Tuesday, August 12, 2014

Salvation history and Islam

 In a brilliant book, ”Meaning in History,” that appeared seventy-five years ago, Karl Löwith traced the emergence of the dispensationalist view of history in early Christian times. This concept viewed history as not cyclical, nor merely a random succession, but an orderly succession of divinely ordained events - events leading to the Endtime, which would be characterized by the Restoration of All Things. Historians of religion term this overall concept - which it must be conceded is an ambitious one - the Heilsgeschichte or Salvation History,

Bur Löwith did not stop there, He proceeded to showe how this concept was secularized in the early modern period to yield the idea of progress. No longer divinely guided, the pattern was clear, Hence, what has been termed the Whig Theory of History which views liberal concepts of progress as unfolding logically and inevitabilty, notwithstanding a few twists and turns along the way.

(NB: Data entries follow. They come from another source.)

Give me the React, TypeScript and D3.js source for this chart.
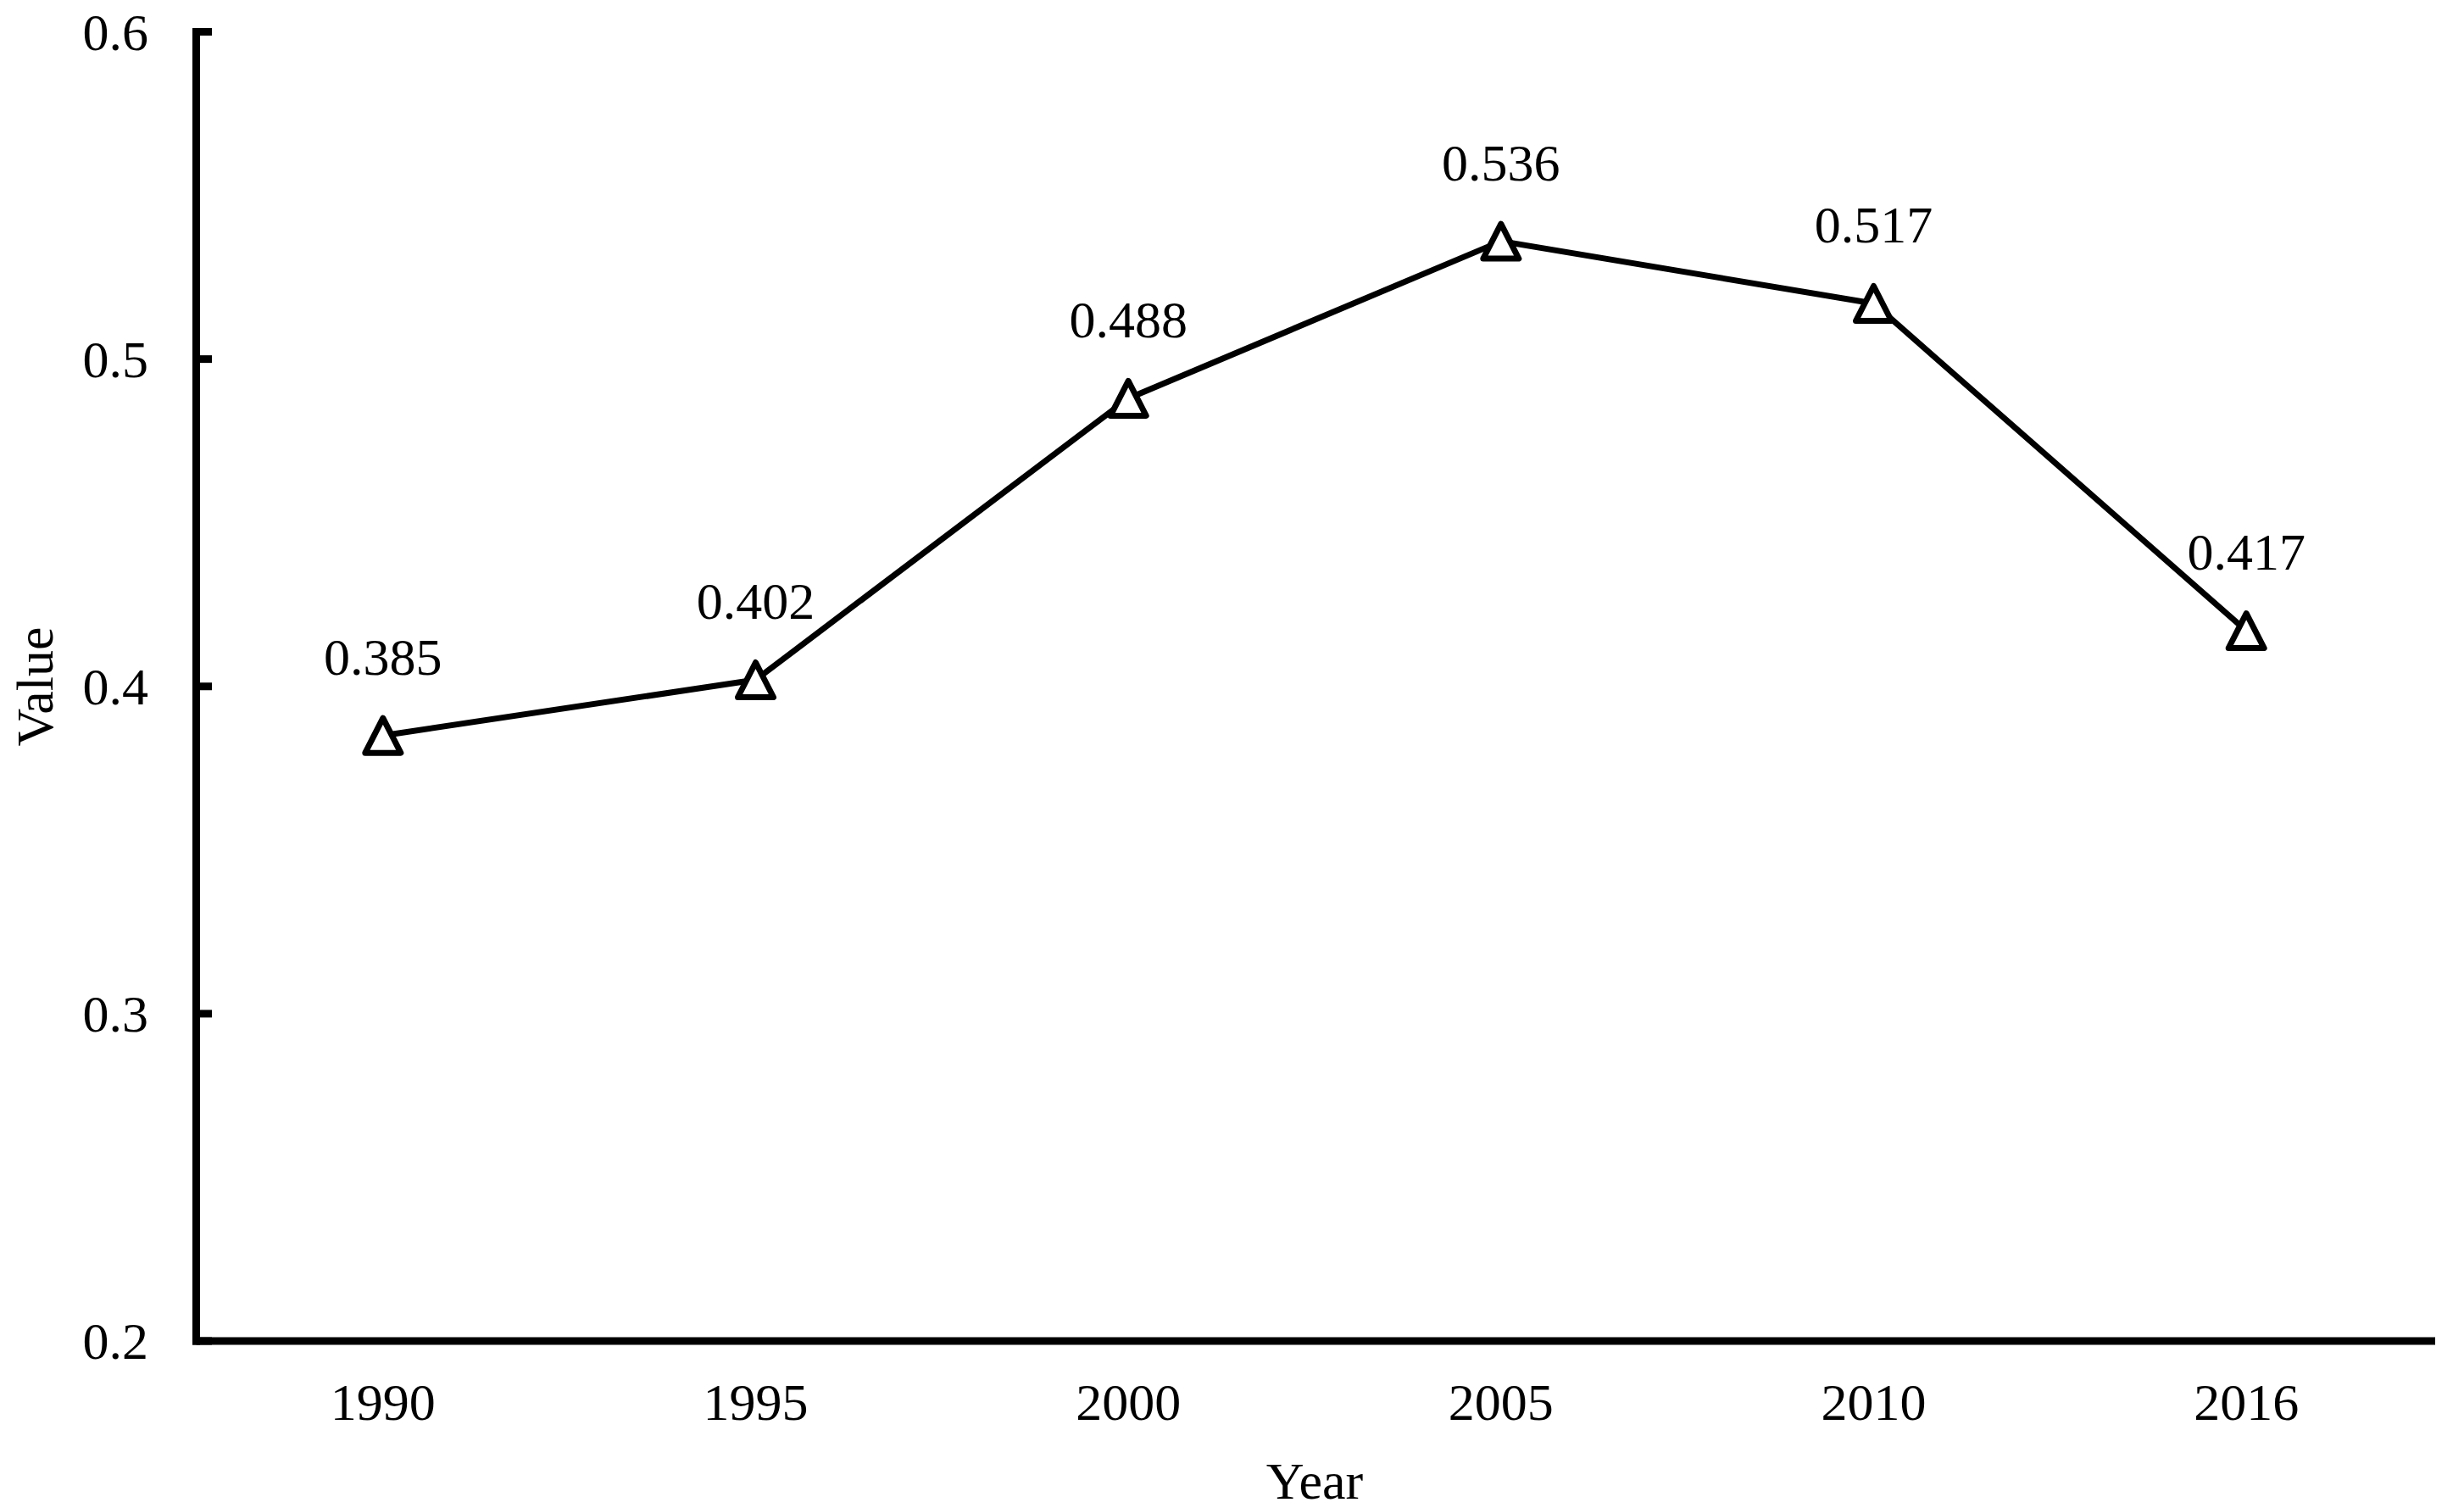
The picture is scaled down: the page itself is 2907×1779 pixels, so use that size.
import React from "react";
import * as d3 from "d3";

const years = ["1990", "1995", "2000", "2005", "2010", "2016"];
const values = [0.385, 0.402, 0.488, 0.536, 0.517, 0.417];
const yTicks = [0.2, 0.3, 0.4, 0.5, 0.6];

const W = 2907;
const H = 1779;
const FONT = "'Liberation Serif', 'Times New Roman', serif";

export default function App() {
  const x = d3.scalePoint<string>().domain(years).range([232, 2870]).padding(0.5);
  const y = d3.scaleLinear().domain([0.2, 0.6]).range([1582, 37.5]);
  const line = d3
    .line<number>()
    .x((_, i) => x(years[i]) as number)
    .y((d) => y(d));
  const tri = "M0,-20.5 L21,20.5 L-21,20.5 Z";

  return (
    <svg
      width={W}
      height={H}
      style={{ position: "absolute", left: 0, top: 0, background: "#fff" }}
      fontFamily={FONT}
    >
      <rect x={0} y={0} width={W} height={H} fill="#fff" />
      {/* y ticks (inward) */}
      {yTicks.map((t) => (
        <g key={t}>
          <line x1={231.5} x2={250} y1={y(t)} y2={y(t)} stroke="#000" strokeWidth={9} />
          <text x={175} y={y(t) + 21} textAnchor="end" fontSize={62} fill="#000">
            {t.toFixed(1)}
          </text>
        </g>
      ))}
      {/* axes */}
      <line x1={231.5} x2={231.5} y1={33} y2={1586.5} stroke="#000" strokeWidth={9} />
      <line x1={227} x2={2873} y1={1582} y2={1582} stroke="#000" strokeWidth={9} />
      {/* x labels */}
      {years.map((yr) => (
        <text key={yr} x={x(yr)} y={1675} textAnchor="middle" fontSize={62} fill="#000">
          {yr}
        </text>
      ))}
      <text x={1551} y={1768} textAnchor="middle" fontSize={62} fill="#000">
        Year
      </text>
      <text
        transform={`translate(62,810) rotate(-90)`}
        textAnchor="middle"
        fontSize={62}
        fill="#000"
      >
        Value
      </text>
      {/* line */}
      <path d={line(values) || ""} fill="none" stroke="#000" strokeWidth={7} strokeLinejoin="round" />
      {/* markers and labels */}
      {values.map((v, i) => (
        <g key={i}>
          <path
            d={tri}
            transform={`translate(${x(years[i])},${y(v)})`}
            fill="#fff"
            stroke="#000"
            strokeWidth={7}
            strokeLinejoin="round"
          />
          <text x={x(years[i])} y={y(v) - 72} textAnchor="middle" fontSize={62} fill="#000">
            {v.toFixed(3)}
          </text>
        </g>
      ))}
    </svg>
  );
}
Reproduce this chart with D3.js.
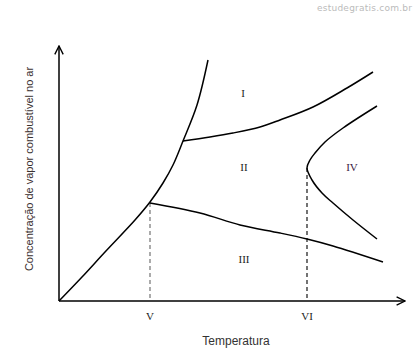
<!DOCTYPE html>
<html>
<head>
<meta charset="utf-8">
<script src="https://cdn.jsdelivr.net/npm/d3@7"></script>
<style>
  body { margin: 0; background: #fff; }
  svg { display: block; }
</style>
</head>
<body>
<div id="chart"></div>
<script>
  // boundary curves, [temperatura, concentração] in arbitrary units
  const leftCurve = [[0, 0], [23, 24], [46, 49], [76, 81], [91, 99], [104, 118], [114, 136], [124, 160], [138, 196], [149, 241]];
  const upperCurve = [[124, 160], [151, 164], [174, 168], [201, 174], [221, 181], [254, 194], [288, 213], [314, 229]];
  const lowerCurve = [[91, 98], [141, 88], [181, 76], [221, 68], [248, 62], [274, 55], [324, 39]];
  const curveIV = [[318, 195], [284, 173], [266, 159], [256, 148], [251, 141], [248, 133], [253, 121], [263, 108], [274, 98], [294, 81], [318, 62]];

  // dashed guide lines down to the axis
  const guides = [{ t: 91, c: 98, color: "#666" }, { t: 248, c: 133, color: "#000" }];

  // tick labels and region labels
  const tickLabels = [{ t: 91, label: "V" }, { t: 248, label: "VI" }];
  const regionLabels = [
    { t: 184, c: 204, label: "I" },
    { t: 185, c: 130, label: "II" },
    { t: 185, c: 38, label: "III" },
    { t: 293, c: 130, label: "IV" }
  ];

  const width = 415, height = 359;
  const margin = { top: 46, right: 10, bottom: 58, left: 59 };

  const svg = d3.select("#chart").append("svg")
    .attr("width", width)
    .attr("height", height);

  const x = d3.scaleLinear().domain([0, 346]).range([margin.left, width - margin.right]);
  const y = d3.scaleLinear().domain([0, 255]).range([height - margin.bottom, margin.top]);

  // arrow marker for the axes
  svg.append("defs").append("marker")
    .attr("id", "arrow")
    .attr("viewBox", "0 0 10 10")
    .attr("refX", 9).attr("refY", 5)
    .attr("markerWidth", 7).attr("markerHeight", 7)
    .attr("orient", "auto")
    .append("path")
    .attr("d", "M1,1 L9,5 L1,9")
    .attr("fill", "none")
    .attr("stroke", "#000")
    .attr("stroke-width", 1.3);

  // axes
  svg.append("line")
    .attr("x1", x(0)).attr("y1", y(0))
    .attr("x2", x(0)).attr("y2", y(255))
    .attr("stroke", "#000").attr("stroke-width", 1.5)
    .attr("marker-end", "url(#arrow)");

  svg.append("line")
    .attr("x1", x(0)).attr("y1", y(0))
    .attr("x2", x(346)).attr("y2", y(0))
    .attr("stroke", "#000").attr("stroke-width", 1.5)
    .attr("marker-end", "url(#arrow)");

  // dashed guides
  svg.selectAll(".guide")
    .data(guides)
    .enter()
    .append("line")
    .attr("class", "guide")
    .attr("x1", d => x(d.t)).attr("y1", d => y(d.c))
    .attr("x2", d => x(d.t)).attr("y2", y(0))
    .attr("stroke", d => d.color)
    .attr("stroke-width", 1.1)
    .attr("stroke-dasharray", "4,3");

  // curves
  const line = d3.line()
    .x(d => x(d[0]))
    .y(d => y(d[1]))
    .curve(d3.curveCatmullRom.alpha(0.5));

  svg.selectAll(".curve")
    .data([leftCurve, upperCurve, lowerCurve, curveIV])
    .enter()
    .append("path")
    .attr("class", "curve")
    .attr("fill", "none")
    .attr("stroke", "#000")
    .attr("stroke-width", 1.5)
    .attr("d", line);

  // region labels
  svg.selectAll(".region")
    .data(regionLabels)
    .enter()
    .append("text")
    .attr("class", "region")
    .attr("x", d => x(d.t))
    .attr("y", d => y(d.c))
    .attr("text-anchor", "middle")
    .attr("font-family", "Liberation Serif, serif")
    .attr("font-size", 11)
    .attr("fill", d => d.label === "IV" ? "#3a1a44" : "#222")
    .text(d => d.label);

  // tick labels
  svg.selectAll(".tick-label")
    .data(tickLabels)
    .enter()
    .append("text")
    .attr("class", "tick-label")
    .attr("x", d => x(d.t))
    .attr("y", y(0) + 19)
    .attr("text-anchor", "middle")
    .attr("font-family", "Liberation Serif, serif")
    .attr("font-size", 11)
    .attr("fill", "#222")
    .text(d => d.label);

  // axis titles
  svg.append("text")
    .attr("x", 236)
    .attr("y", 345)
    .attr("text-anchor", "middle")
    .attr("font-family", "Liberation Sans, Arial, sans-serif")
    .attr("font-size", 12)
    .attr("fill", "#333")
    .text("Temperatura");

  svg.append("text")
    .attr("transform", "translate(33,169) rotate(-90)")
    .attr("text-anchor", "middle")
    .attr("font-family", "Liberation Sans, Arial, sans-serif")
    .attr("font-size", 11)
    .attr("fill", "#3a3030")
    .text("Concentração de vapor combustível no ar");

  // watermark
  svg.append("text")
    .attr("x", 412)
    .attr("y", 11)
    .attr("text-anchor", "end")
    .attr("font-family", "DejaVu Sans, sans-serif")
    .attr("font-size", 9)
    .attr("fill", "#bbb")
    .attr("textLength", 95)
    .text("estudegratis.com.br");
</script>
</body>
</html>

Of course the earlier religious view did not die out. Indeed it sometimes combined in interesting ways with the Whig concept.

Here is an example that has proved influential. In 1857 a unitarian minister and prominent transcendentalist issued a collection of “Ten Sermons on Religion.” In the third of these one finds the following. “Look at the facts of the world. You see a continual and progressive triumph of the right. I do not pretend to understand the moral universe, the arc is a long one, my eye reaches but little ways. I cannot calculate the curve and complete the figure by the experience of sight; I can divine it by conscience. But from what I see I am sure it bends towards justice.”


This seems to be the origin of Martin Luther King’s well-known comment during our own times about the arc of the moral universe.

So far, few have taken up the task of showing how these concepts migrated into the world of al-Islam. It is natural that they would do so, given Muhammad’s formative contacts with Christian thinkers in northern Arabia, where Christianity was then dominant.

I borrow some of the following observations from Gottfried Hagen, professor of Turkish studies at the University of Michigan. He begins by observing that aspects of the Salvation History concept can be detected in most major religions. The Qur’an replaced the unorganic historical glimmerings of the primitive Arabians with a new concept of history in which its temporal extension was finite and bounded. Creation marked the beginning; the Last Judgment the end point of history. Outside of this sequence there is nothing; we dwell in a closed system. Looking back over time, we can discern a progressive series of revelations from a succession of Prophets stretching from Adam to Muhammad. According to the Ismailites, there are seven epochs of Prophets with Muhammad appearing in the sixth. The nature of the seventh remains unknown.

The role of the Islamic communities in the perspective of this salvation history is clear. In a succession of steps it must shorten the distance that separates it from the ideal situation of Islam. Premodern Islam has not always been clear about some of the details. Professor Hagen notes that some modern Muslim scholars have been receptive to the notions of Heilsgeschichte as outlined by Löwith. Of course they needed to reconcile the essentially progressive aspects of the theory with the traditionalist imperative of returning to the original purity of primordial Islam.

In all this, the inevitable triumph of Islam as the sole world religion is presupposed. Ideally, this beneficent state should come into being through the gradual enlightenment and conversion of unbelievers. Yet according to some - as we are seeing now in the Middle East - it may be deemed necessary to hasten the process by violence and ethnic cleansing.